--- GIVEN DATA ---

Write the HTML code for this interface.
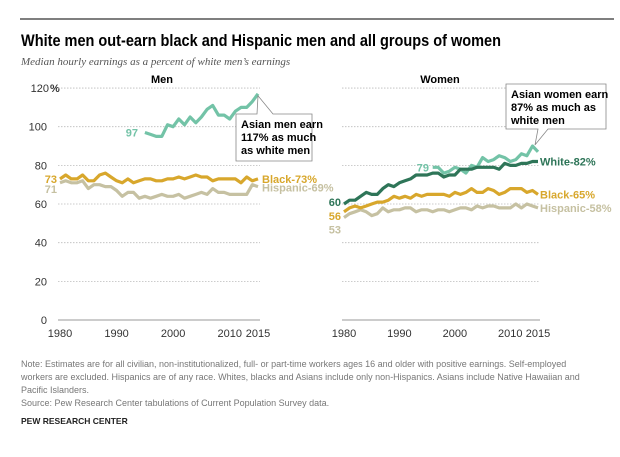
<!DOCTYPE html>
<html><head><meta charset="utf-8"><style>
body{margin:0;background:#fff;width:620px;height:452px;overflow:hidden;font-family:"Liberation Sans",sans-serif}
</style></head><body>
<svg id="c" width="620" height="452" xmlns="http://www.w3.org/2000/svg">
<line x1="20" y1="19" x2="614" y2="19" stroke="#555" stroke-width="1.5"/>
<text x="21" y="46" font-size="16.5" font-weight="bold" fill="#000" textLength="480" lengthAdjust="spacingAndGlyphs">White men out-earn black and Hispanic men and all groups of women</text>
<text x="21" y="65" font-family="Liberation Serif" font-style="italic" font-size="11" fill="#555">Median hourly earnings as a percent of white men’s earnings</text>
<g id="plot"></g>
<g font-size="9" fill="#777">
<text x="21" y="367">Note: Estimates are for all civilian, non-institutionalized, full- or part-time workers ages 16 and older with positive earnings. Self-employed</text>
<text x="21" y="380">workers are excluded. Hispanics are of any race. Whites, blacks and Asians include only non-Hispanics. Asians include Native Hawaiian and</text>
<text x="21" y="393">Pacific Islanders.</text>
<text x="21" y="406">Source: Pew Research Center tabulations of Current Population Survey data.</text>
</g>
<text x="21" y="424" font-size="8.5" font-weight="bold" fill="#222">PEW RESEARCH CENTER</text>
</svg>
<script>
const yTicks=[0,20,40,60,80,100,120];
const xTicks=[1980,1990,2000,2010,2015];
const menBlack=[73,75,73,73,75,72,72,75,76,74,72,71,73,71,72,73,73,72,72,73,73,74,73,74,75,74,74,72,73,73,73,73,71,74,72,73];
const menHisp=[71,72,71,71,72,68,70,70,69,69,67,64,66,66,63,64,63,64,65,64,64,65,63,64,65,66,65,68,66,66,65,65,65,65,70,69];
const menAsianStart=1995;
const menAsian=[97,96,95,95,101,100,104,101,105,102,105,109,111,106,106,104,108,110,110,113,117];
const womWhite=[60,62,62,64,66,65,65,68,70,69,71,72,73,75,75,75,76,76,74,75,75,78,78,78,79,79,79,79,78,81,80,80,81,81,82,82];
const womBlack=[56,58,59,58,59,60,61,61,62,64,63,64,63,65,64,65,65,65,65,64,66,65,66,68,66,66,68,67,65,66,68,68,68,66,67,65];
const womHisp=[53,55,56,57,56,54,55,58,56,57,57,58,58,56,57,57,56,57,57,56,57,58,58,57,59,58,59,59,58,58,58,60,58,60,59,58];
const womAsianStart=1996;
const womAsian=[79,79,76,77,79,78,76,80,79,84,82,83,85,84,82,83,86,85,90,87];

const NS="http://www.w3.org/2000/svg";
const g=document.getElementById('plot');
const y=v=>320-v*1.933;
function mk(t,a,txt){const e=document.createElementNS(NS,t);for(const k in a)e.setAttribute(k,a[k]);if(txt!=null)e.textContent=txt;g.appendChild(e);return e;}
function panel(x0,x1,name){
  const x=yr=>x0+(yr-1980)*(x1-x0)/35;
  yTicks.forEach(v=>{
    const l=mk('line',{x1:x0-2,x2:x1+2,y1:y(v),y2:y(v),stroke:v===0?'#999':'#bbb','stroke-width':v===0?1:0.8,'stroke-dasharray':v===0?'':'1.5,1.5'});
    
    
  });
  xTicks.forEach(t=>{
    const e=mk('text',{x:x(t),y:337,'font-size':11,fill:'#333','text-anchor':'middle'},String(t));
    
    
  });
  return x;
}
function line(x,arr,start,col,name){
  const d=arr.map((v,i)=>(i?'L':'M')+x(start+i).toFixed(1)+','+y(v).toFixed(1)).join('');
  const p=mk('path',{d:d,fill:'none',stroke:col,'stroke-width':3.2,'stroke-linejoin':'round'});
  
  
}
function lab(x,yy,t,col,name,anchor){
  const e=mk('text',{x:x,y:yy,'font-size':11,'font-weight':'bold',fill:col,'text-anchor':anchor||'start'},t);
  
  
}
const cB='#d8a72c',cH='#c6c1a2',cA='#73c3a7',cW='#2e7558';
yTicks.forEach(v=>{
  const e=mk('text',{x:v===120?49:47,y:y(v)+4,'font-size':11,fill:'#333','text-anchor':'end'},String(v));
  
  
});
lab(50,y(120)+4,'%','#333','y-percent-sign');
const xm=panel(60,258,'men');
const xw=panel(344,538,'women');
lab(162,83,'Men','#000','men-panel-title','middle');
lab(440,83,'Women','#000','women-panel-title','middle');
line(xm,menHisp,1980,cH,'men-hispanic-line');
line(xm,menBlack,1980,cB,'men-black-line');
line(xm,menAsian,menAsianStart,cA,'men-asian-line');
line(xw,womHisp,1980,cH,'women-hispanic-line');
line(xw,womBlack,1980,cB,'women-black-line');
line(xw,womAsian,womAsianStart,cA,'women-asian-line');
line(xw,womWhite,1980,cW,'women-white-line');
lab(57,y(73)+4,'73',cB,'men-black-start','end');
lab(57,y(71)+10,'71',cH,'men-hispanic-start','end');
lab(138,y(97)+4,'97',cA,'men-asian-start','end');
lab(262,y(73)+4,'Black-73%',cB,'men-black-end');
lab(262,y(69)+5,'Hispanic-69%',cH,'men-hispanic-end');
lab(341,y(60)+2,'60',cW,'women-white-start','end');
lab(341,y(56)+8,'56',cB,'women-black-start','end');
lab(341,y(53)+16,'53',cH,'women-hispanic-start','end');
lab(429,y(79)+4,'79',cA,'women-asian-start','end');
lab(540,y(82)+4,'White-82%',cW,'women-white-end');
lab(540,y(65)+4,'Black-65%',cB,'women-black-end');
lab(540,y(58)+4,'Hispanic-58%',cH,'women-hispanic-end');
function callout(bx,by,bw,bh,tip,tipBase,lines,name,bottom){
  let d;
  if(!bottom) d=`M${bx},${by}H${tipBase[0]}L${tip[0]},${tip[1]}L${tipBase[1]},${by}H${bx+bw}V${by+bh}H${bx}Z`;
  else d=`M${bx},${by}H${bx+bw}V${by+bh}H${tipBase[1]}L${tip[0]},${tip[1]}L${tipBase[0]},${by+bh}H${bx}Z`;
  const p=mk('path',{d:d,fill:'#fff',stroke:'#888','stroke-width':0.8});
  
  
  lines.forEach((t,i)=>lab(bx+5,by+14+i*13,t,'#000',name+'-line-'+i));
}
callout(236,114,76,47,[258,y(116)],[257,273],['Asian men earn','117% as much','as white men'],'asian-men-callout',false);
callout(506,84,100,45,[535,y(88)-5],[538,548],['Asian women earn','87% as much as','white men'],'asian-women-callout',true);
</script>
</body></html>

---
--- GIVEN DATA ---

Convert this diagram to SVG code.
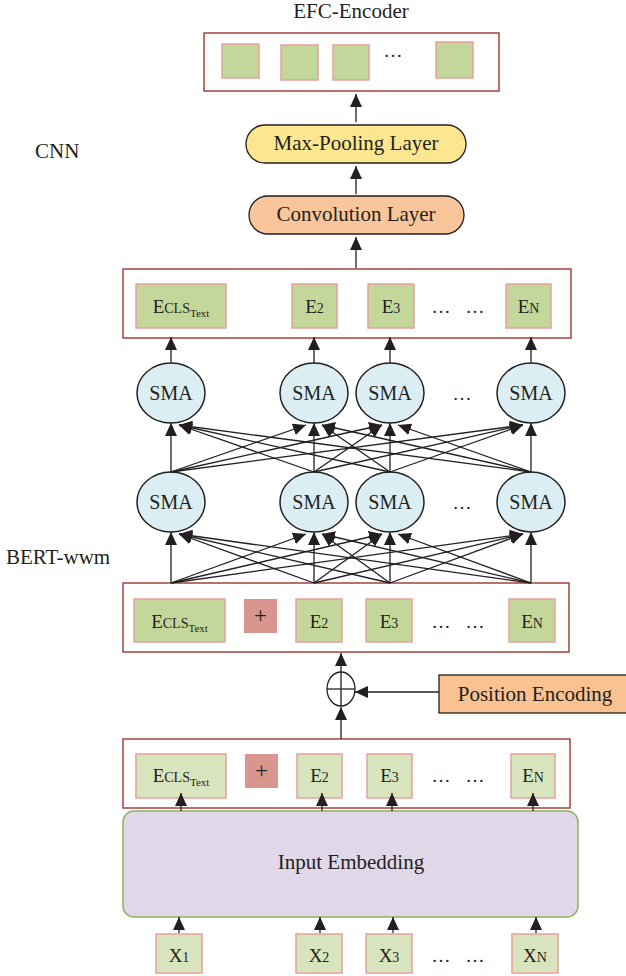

---

WHAT IS NEEDED =
Show every line of the listing in which the string "code" can be found.

THE ANSWER =
Write the HTML code for this interface.
Convert this diagram to SVG code.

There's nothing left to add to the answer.